■ **What this task involves**: Your task is to copy the listing exactly. Drop any pictures from the copy.

■ **Charts and diagrams as code**:

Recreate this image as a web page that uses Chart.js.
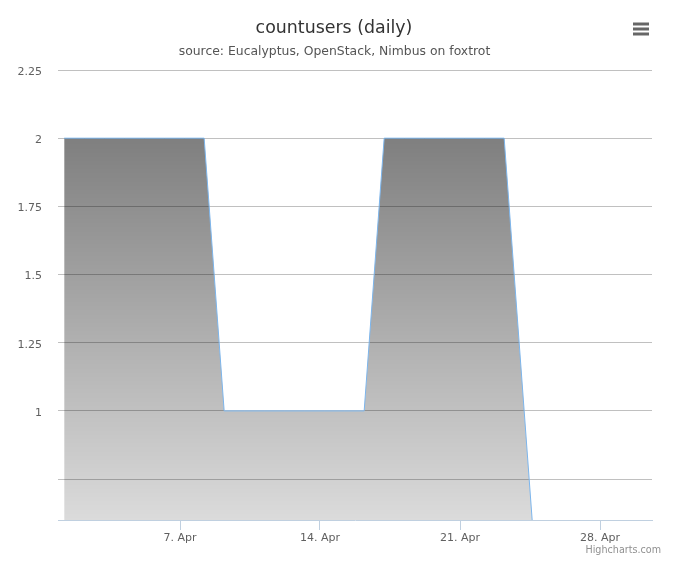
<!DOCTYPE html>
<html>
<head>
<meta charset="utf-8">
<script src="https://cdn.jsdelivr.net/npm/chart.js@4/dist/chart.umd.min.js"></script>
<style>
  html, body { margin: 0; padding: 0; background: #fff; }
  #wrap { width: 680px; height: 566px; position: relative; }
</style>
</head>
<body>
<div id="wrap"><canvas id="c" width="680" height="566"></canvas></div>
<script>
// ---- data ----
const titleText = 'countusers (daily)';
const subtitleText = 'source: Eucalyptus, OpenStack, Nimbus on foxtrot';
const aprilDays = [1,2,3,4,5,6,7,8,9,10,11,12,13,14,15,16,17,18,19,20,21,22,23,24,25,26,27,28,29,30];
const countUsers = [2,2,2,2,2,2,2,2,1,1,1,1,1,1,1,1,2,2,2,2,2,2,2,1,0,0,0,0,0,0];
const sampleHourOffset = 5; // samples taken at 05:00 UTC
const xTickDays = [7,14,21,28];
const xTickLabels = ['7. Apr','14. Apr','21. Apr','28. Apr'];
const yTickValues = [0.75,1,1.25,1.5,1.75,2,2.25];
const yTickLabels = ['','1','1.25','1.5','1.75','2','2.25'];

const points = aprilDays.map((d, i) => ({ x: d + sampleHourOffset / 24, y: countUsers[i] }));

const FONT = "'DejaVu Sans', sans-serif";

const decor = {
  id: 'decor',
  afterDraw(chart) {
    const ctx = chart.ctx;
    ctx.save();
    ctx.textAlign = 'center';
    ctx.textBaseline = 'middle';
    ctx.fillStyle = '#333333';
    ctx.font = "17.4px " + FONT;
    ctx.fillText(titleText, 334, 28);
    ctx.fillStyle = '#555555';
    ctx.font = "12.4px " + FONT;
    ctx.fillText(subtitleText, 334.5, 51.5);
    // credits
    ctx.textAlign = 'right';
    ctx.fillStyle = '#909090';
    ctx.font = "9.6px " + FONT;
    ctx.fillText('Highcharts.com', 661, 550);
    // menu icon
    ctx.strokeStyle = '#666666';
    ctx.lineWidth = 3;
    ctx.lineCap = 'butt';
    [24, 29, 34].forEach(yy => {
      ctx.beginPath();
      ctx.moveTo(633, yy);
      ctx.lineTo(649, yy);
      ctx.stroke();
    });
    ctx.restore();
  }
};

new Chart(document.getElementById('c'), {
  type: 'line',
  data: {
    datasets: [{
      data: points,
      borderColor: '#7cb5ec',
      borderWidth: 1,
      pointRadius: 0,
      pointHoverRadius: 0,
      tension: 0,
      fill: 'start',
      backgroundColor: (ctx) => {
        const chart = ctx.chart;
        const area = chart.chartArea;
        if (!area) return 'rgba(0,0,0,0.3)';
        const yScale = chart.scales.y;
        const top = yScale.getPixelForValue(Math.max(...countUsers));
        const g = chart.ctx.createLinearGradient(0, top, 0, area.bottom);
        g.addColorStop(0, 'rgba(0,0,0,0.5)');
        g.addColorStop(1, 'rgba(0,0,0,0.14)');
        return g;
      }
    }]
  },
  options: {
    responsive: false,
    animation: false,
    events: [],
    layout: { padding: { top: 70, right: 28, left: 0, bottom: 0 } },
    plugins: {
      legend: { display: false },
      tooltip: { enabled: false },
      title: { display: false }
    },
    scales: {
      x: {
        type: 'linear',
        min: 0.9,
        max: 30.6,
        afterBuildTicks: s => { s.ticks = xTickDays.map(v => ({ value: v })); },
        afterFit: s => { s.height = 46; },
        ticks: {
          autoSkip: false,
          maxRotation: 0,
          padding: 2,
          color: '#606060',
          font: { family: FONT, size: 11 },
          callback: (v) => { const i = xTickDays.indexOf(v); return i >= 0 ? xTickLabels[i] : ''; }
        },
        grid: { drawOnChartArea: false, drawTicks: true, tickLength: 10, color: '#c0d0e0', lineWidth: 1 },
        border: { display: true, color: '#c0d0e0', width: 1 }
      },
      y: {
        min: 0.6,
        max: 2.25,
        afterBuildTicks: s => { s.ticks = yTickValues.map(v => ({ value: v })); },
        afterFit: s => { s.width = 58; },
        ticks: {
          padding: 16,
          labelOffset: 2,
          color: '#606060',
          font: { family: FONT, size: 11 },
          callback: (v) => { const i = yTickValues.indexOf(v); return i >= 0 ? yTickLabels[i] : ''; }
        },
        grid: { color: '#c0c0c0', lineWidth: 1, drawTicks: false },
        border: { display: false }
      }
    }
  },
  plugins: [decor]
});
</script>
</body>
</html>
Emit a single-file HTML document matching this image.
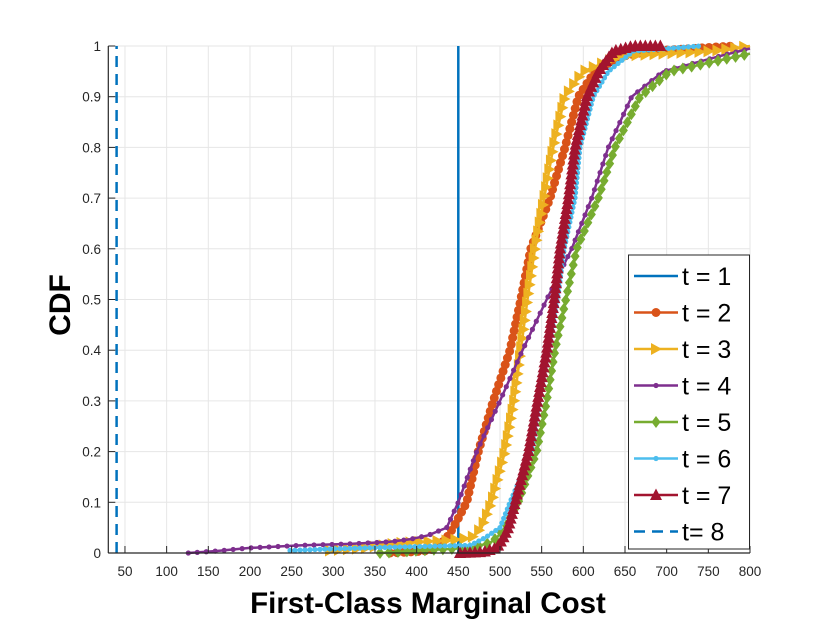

■ **Answer to this exercise**:
Recreate this image as a web page that uses Chart.js.
<!DOCTYPE html>
<html>
<head>
<meta charset="utf-8">
<script src="https://cdn.jsdelivr.net/npm/chart.js@4/dist/chart.umd.min.js"></script>
<style>
  html, body { margin: 0; padding: 0; background: #fff; }
  #wrap { width: 680px; height: 566px; position: relative; }
</style>
</head>
<body>
<div id="wrap"><canvas id="c" width="680" height="566"></canvas></div>
<script>
// ---- data ----
const titleText = 'countusers (daily)';
const subtitleText = 'source: Eucalyptus, OpenStack, Nimbus on foxtrot';
const aprilDays = [1,2,3,4,5,6,7,8,9,10,11,12,13,14,15,16,17,18,19,20,21,22,23,24,25,26,27,28,29,30];
const countUsers = [2,2,2,2,2,2,2,2,1,1,1,1,1,1,1,1,2,2,2,2,2,2,2,1,0,0,0,0,0,0];
const sampleHourOffset = 5; // samples taken at 05:00 UTC
const xTickDays = [7,14,21,28];
const xTickLabels = ['7. Apr','14. Apr','21. Apr','28. Apr'];
const yTickValues = [0.75,1,1.25,1.5,1.75,2,2.25];
const yTickLabels = ['','1','1.25','1.5','1.75','2','2.25'];

const points = aprilDays.map((d, i) => ({ x: d + sampleHourOffset / 24, y: countUsers[i] }));

const FONT = "'DejaVu Sans', sans-serif";

const decor = {
  id: 'decor',
  afterDraw(chart) {
    const ctx = chart.ctx;
    ctx.save();
    ctx.textAlign = 'center';
    ctx.textBaseline = 'middle';
    ctx.fillStyle = '#333333';
    ctx.font = "17.4px " + FONT;
    ctx.fillText(titleText, 334, 28);
    ctx.fillStyle = '#555555';
    ctx.font = "12.4px " + FONT;
    ctx.fillText(subtitleText, 334.5, 51.5);
    // credits
    ctx.textAlign = 'right';
    ctx.fillStyle = '#909090';
    ctx.font = "9.6px " + FONT;
    ctx.fillText('Highcharts.com', 661, 550);
    // menu icon
    ctx.strokeStyle = '#666666';
    ctx.lineWidth = 3;
    ctx.lineCap = 'butt';
    [24, 29, 34].forEach(yy => {
      ctx.beginPath();
      ctx.moveTo(633, yy);
      ctx.lineTo(649, yy);
      ctx.stroke();
    });
    ctx.restore();
  }
};

new Chart(document.getElementById('c'), {
  type: 'line',
  data: {
    datasets: [{
      data: points,
      borderColor: '#7cb5ec',
      borderWidth: 1,
      pointRadius: 0,
      pointHoverRadius: 0,
      tension: 0,
      fill: 'start',
      backgroundColor: (ctx) => {
        const chart = ctx.chart;
        const area = chart.chartArea;
        if (!area) return 'rgba(0,0,0,0.3)';
        const yScale = chart.scales.y;
        const top = yScale.getPixelForValue(Math.max(...countUsers));
        const g = chart.ctx.createLinearGradient(0, top, 0, area.bottom);
        g.addColorStop(0, 'rgba(0,0,0,0.5)');
        g.addColorStop(1, 'rgba(0,0,0,0.14)');
        return g;
      }
    }]
  },
  options: {
    responsive: false,
    animation: false,
    events: [],
    layout: { padding: { top: 70, right: 28, left: 0, bottom: 0 } },
    plugins: {
      legend: { display: false },
      tooltip: { enabled: false },
      title: { display: false }
    },
    scales: {
      x: {
        type: 'linear',
        min: 0.9,
        max: 30.6,
        afterBuildTicks: s => { s.ticks = xTickDays.map(v => ({ value: v })); },
        afterFit: s => { s.height = 46; },
        ticks: {
          autoSkip: false,
          maxRotation: 0,
          padding: 2,
          color: '#606060',
          font: { family: FONT, size: 11 },
          callback: (v) => { const i = xTickDays.indexOf(v); return i >= 0 ? xTickLabels[i] : ''; }
        },
        grid: { drawOnChartArea: false, drawTicks: true, tickLength: 10, color: '#c0d0e0', lineWidth: 1 },
        border: { display: true, color: '#c0d0e0', width: 1 }
      },
      y: {
        min: 0.6,
        max: 2.25,
        afterBuildTicks: s => { s.ticks = yTickValues.map(v => ({ value: v })); },
        afterFit: s => { s.width = 58; },
        ticks: {
          padding: 16,
          labelOffset: 2,
          color: '#606060',
          font: { family: FONT, size: 11 },
          callback: (v) => { const i = yTickValues.indexOf(v); return i >= 0 ? yTickLabels[i] : ''; }
        },
        grid: { color: '#c0c0c0', lineWidth: 1, drawTicks: false },
        border: { display: false }
      }
    }
  },
  plugins: [decor]
});
</script>
</body>
</html>
Emit a single-file HTML document matching this image.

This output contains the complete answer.